I never intended to sound like I had answers anyway. Ideas, yes…Thoughts, concerns and questions, yes… But not answers. At least not in the sense of cut and dried, black and white, concrete ways to solve a problem. Mostly I write to share the things I’ve thought about, the things I wrestle with, the desires I have for myself and my family, along with the frustrations I’ve encountered trying to accomplish those desires.
I used to be someone who wanted to have the answers. Someone others could depend on but who didn’t need to depend on anyone. Someone who had it ‘all together.’ Perhaps old habits linger and I still come off as a “know it all” however I stopped a long time ago believing or even wanting to have it “all together.”
I wrote a series last year about dealing with a depressive nature. I wrote the series because I know the battle involved. I know what it’s like to have no reason to feel depressed but you do. Life is going well, family is doing well…but you aren’t doing well. I know what it is like to watch the people around you finding the motto “just do it” helpful advice while your greatest obstacle is your mind.
Depression is something that always sits in the corner of my life waiting to take over whatever room it can. Right now I have the ‘burnt out on trying’ depression going and it is leveling me in ways I haven’t experienced in awhile.
Admitting this is hard. It’s hard because I know I will have people who want to offer me advice, or tell me how great I am and that what I’m doing matters. Their purpose will be to encourage me, but I won’t be able to hear it. When you are in the midst of the battle there are many things you already know it is just your heart and mind are refusing to comprehend them at the moment.
I am telling you this because that is the whole point of this blog…being real about being unfinished.
I think sometime in the last year I forgot the purpose. In the midst of trying to learn how to build a “platform, tribe, email list and business” I lost track of just being real. I forgot I was writing to share the struggles of living this unfinished life and seeking to follow God in the process.
The truth is I wrestle with a lot of things. I wrestle with depression. I wrestle with my personality. I wrestle with my obligations and other people’s expectations. I wrestle with my family. I wrestle with God. Most of the things I share with you come out of that wrestling. Honestly, even the ideas I know to be true and helpful I wrestle with following through or being consistent with.

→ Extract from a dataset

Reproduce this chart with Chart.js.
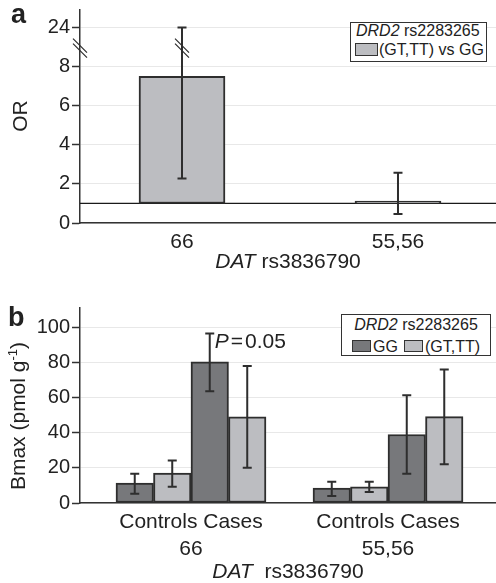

The truth—life is a constant wrestling match. We all go through it hoping to ‘arrive.’ Striving to reach the point where we don’t have to wrestle anymore because we’ve ‘made it.’ The reality is that life happens in the wrestling, as we wrestle we learn, we understand and we grow. But at times the wrestling can wear us out. That is where I am at the moment…how about you?
Over the course of the upcoming weeks I will be sharing with you some of my hardest wrestling matches. I know there will be some you might not relate to, and there will be matches you face I don’t mention. I believe however that we will find some common ground in the opponents we face and we can be of encouragement to one another as we honestly look at the struggle together. We weren’t meant to face the opponent alone…we were created to face it with God and each other. As we look at the different battles we will see how critical a role both play in helping us come out of the matches victorious.
First up in the ring will be the battle for value…as in ‘why am I valuable.’ I hope you will join me for the journey.
What do you wrestle with?
Do you face the match or try to escape it?
What are you afraid of happening if you faced it?